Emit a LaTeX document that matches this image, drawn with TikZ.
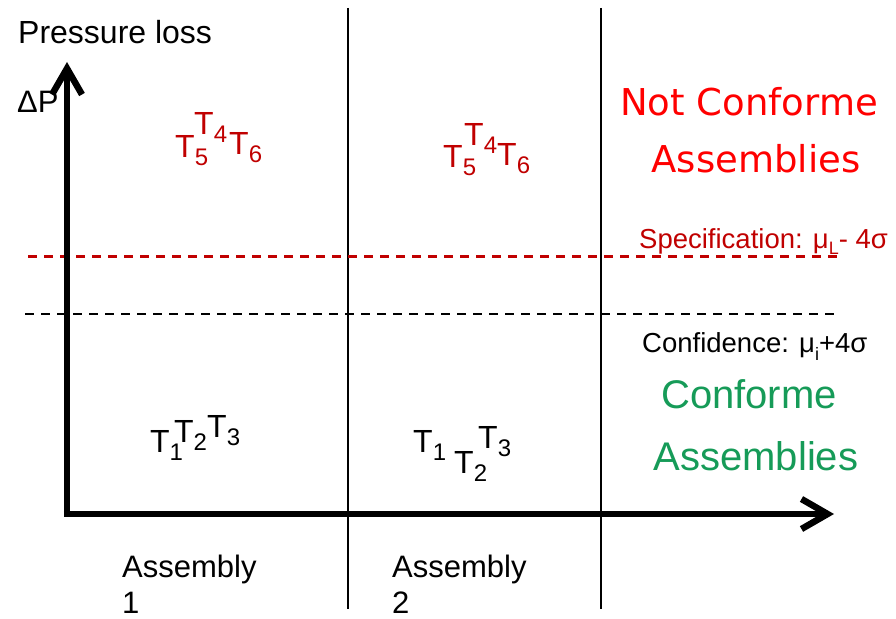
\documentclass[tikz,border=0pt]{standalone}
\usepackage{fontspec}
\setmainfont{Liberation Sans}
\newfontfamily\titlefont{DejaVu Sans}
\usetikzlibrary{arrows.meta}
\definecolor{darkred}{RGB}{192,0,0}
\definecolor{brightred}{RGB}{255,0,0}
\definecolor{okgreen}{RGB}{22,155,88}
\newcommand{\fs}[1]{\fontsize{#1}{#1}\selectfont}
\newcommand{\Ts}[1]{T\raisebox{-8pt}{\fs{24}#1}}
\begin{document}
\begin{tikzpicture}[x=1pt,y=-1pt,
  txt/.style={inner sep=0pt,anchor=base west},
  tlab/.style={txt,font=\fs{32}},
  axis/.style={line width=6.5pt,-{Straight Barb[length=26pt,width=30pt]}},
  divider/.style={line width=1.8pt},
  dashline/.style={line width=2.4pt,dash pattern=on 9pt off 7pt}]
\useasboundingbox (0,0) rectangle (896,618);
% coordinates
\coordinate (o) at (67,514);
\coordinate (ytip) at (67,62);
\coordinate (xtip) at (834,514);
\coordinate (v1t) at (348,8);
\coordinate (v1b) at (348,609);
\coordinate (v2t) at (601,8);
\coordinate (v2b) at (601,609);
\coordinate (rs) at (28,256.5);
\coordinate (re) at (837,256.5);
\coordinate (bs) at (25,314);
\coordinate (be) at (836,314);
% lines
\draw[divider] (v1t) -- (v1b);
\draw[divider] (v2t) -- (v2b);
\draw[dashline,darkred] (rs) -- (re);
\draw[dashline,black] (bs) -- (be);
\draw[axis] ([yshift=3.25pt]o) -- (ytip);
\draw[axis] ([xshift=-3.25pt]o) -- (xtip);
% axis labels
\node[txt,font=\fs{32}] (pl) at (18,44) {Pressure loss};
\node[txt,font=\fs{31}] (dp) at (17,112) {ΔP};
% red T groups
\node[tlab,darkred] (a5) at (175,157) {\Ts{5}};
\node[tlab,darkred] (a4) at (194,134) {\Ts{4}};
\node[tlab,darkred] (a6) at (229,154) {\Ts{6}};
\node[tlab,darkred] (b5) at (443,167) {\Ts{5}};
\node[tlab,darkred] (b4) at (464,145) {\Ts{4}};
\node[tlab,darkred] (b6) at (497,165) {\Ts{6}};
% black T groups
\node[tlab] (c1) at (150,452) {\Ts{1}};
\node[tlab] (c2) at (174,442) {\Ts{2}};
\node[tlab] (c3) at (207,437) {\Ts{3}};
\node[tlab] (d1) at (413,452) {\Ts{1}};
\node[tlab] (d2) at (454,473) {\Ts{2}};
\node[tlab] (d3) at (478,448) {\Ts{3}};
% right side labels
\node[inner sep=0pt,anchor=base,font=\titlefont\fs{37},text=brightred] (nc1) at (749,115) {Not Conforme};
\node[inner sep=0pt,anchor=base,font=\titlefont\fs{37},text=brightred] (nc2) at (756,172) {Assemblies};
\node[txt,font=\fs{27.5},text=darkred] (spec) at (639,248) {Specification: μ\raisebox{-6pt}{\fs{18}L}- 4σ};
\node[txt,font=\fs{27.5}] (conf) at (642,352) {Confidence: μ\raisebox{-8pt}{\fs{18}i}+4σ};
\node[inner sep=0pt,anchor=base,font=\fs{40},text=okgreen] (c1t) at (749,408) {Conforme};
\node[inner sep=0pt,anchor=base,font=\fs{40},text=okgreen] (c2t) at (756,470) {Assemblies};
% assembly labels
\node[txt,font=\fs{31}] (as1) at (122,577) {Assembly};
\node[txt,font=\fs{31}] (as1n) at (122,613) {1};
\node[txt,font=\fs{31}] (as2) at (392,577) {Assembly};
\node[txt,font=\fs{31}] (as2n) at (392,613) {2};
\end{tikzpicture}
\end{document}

## WHAT IS ASKED
Copy out the whole listing exactly, and don't carry over any pictures.

## RESULT
Emit a LaTeX document that matches this image, drawn with TikZ.
\documentclass[tikz,border=0pt]{standalone}
\usepackage{fontspec}
\setmainfont{Liberation Sans}
\newfontfamily\titlefont{DejaVu Sans}
\usetikzlibrary{arrows.meta}
\definecolor{darkred}{RGB}{192,0,0}
\definecolor{brightred}{RGB}{255,0,0}
\definecolor{okgreen}{RGB}{22,155,88}
\newcommand{\fs}[1]{\fontsize{#1}{#1}\selectfont}
\newcommand{\Ts}[1]{T\raisebox{-8pt}{\fs{24}#1}}
\begin{document}
\begin{tikzpicture}[x=1pt,y=-1pt,
  txt/.style={inner sep=0pt,anchor=base west},
  tlab/.style={txt,font=\fs{32}},
  axis/.style={line width=6.5pt,-{Straight Barb[length=26pt,width=30pt]}},
  divider/.style={line width=1.8pt},
  dashline/.style={line width=2.4pt,dash pattern=on 9pt off 7pt}]
\useasboundingbox (0,0) rectangle (896,618);
% coordinates
\coordinate (o) at (67,514);
\coordinate (ytip) at (67,62);
\coordinate (xtip) at (834,514);
\coordinate (v1t) at (348,8);
\coordinate (v1b) at (348,609);
\coordinate (v2t) at (601,8);
\coordinate (v2b) at (601,609);
\coordinate (rs) at (28,256.5);
\coordinate (re) at (837,256.5);
\coordinate (bs) at (25,314);
\coordinate (be) at (836,314);
% lines
\draw[divider] (v1t) -- (v1b);
\draw[divider] (v2t) -- (v2b);
\draw[dashline,darkred] (rs) -- (re);
\draw[dashline,black] (bs) -- (be);
\draw[axis] ([yshift=3.25pt]o) -- (ytip);
\draw[axis] ([xshift=-3.25pt]o) -- (xtip);
% axis labels
\node[txt,font=\fs{32}] (pl) at (18,44) {Pressure loss};
\node[txt,font=\fs{31}] (dp) at (17,112) {ΔP};
% red T groups
\node[tlab,darkred] (a5) at (175,157) {\Ts{5}};
\node[tlab,darkred] (a4) at (194,134) {\Ts{4}};
\node[tlab,darkred] (a6) at (229,154) {\Ts{6}};
\node[tlab,darkred] (b5) at (443,167) {\Ts{5}};
\node[tlab,darkred] (b4) at (464,145) {\Ts{4}};
\node[tlab,darkred] (b6) at (497,165) {\Ts{6}};
% black T groups
\node[tlab] (c1) at (150,452) {\Ts{1}};
\node[tlab] (c2) at (174,442) {\Ts{2}};
\node[tlab] (c3) at (207,437) {\Ts{3}};
\node[tlab] (d1) at (413,452) {\Ts{1}};
\node[tlab] (d2) at (454,473) {\Ts{2}};
\node[tlab] (d3) at (478,448) {\Ts{3}};
% right side labels
\node[inner sep=0pt,anchor=base,font=\titlefont\fs{37},text=brightred] (nc1) at (749,115) {Not Conforme};
\node[inner sep=0pt,anchor=base,font=\titlefont\fs{37},text=brightred] (nc2) at (756,172) {Assemblies};
\node[txt,font=\fs{27.5},text=darkred] (spec) at (639,248) {Specification: μ\raisebox{-6pt}{\fs{18}L}- 4σ};
\node[txt,font=\fs{27.5}] (conf) at (642,352) {Confidence: μ\raisebox{-8pt}{\fs{18}i}+4σ};
\node[inner sep=0pt,anchor=base,font=\fs{40},text=okgreen] (c1t) at (749,408) {Conforme};
\node[inner sep=0pt,anchor=base,font=\fs{40},text=okgreen] (c2t) at (756,470) {Assemblies};
% assembly labels
\node[txt,font=\fs{31}] (as1) at (122,577) {Assembly};
\node[txt,font=\fs{31}] (as1n) at (122,613) {1};
\node[txt,font=\fs{31}] (as2) at (392,577) {Assembly};
\node[txt,font=\fs{31}] (as2n) at (392,613) {2};
\end{tikzpicture}
\end{document}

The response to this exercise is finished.